--- Start Supplied material ---

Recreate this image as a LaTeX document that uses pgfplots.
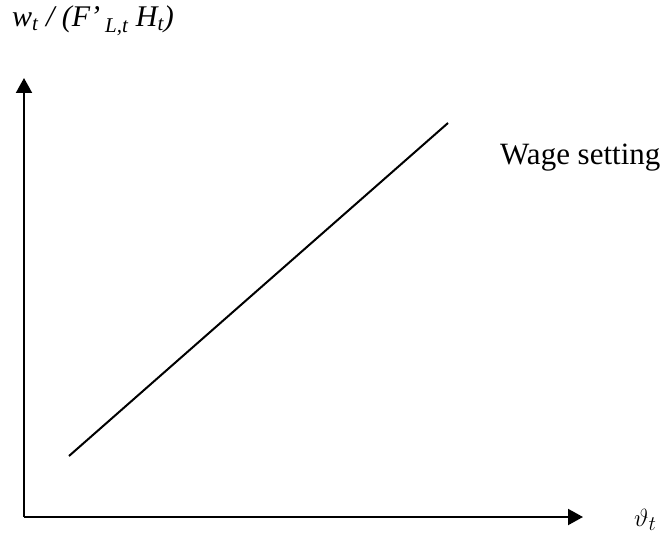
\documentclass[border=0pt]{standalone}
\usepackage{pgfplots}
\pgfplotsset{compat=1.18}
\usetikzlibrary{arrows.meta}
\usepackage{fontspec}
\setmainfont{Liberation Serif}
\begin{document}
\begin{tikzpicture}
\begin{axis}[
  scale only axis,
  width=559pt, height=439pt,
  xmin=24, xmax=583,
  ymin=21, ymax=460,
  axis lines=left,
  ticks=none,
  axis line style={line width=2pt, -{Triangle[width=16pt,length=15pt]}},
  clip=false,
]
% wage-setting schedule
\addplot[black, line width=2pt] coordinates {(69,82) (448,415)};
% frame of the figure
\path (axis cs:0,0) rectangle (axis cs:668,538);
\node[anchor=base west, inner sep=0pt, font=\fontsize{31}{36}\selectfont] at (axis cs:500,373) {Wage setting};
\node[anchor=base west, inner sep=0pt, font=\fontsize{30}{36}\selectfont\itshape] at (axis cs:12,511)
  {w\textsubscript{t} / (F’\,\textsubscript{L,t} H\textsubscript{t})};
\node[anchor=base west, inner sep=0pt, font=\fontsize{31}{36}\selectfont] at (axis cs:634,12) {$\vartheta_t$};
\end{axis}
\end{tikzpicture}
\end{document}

--- End Supplied material ---

*Exercise requirements:*
Copy the material exactly. Do not include the pictures.

*Right answer:*
Recreate this image as a LaTeX document that uses pgfplots.
\documentclass[border=0pt]{standalone}
\usepackage{pgfplots}
\pgfplotsset{compat=1.18}
\usetikzlibrary{arrows.meta}
\usepackage{fontspec}
\setmainfont{Liberation Serif}
\begin{document}
\begin{tikzpicture}
\begin{axis}[
  scale only axis,
  width=559pt, height=439pt,
  xmin=24, xmax=583,
  ymin=21, ymax=460,
  axis lines=left,
  ticks=none,
  axis line style={line width=2pt, -{Triangle[width=16pt,length=15pt]}},
  clip=false,
]
% wage-setting schedule
\addplot[black, line width=2pt] coordinates {(69,82) (448,415)};
% frame of the figure
\path (axis cs:0,0) rectangle (axis cs:668,538);
\node[anchor=base west, inner sep=0pt, font=\fontsize{31}{36}\selectfont] at (axis cs:500,373) {Wage setting};
\node[anchor=base west, inner sep=0pt, font=\fontsize{30}{36}\selectfont\itshape] at (axis cs:12,511)
  {w\textsubscript{t} / (F’\,\textsubscript{L,t} H\textsubscript{t})};
\node[anchor=base west, inner sep=0pt, font=\fontsize{31}{36}\selectfont] at (axis cs:634,12) {$\vartheta_t$};
\end{axis}
\end{tikzpicture}
\end{document}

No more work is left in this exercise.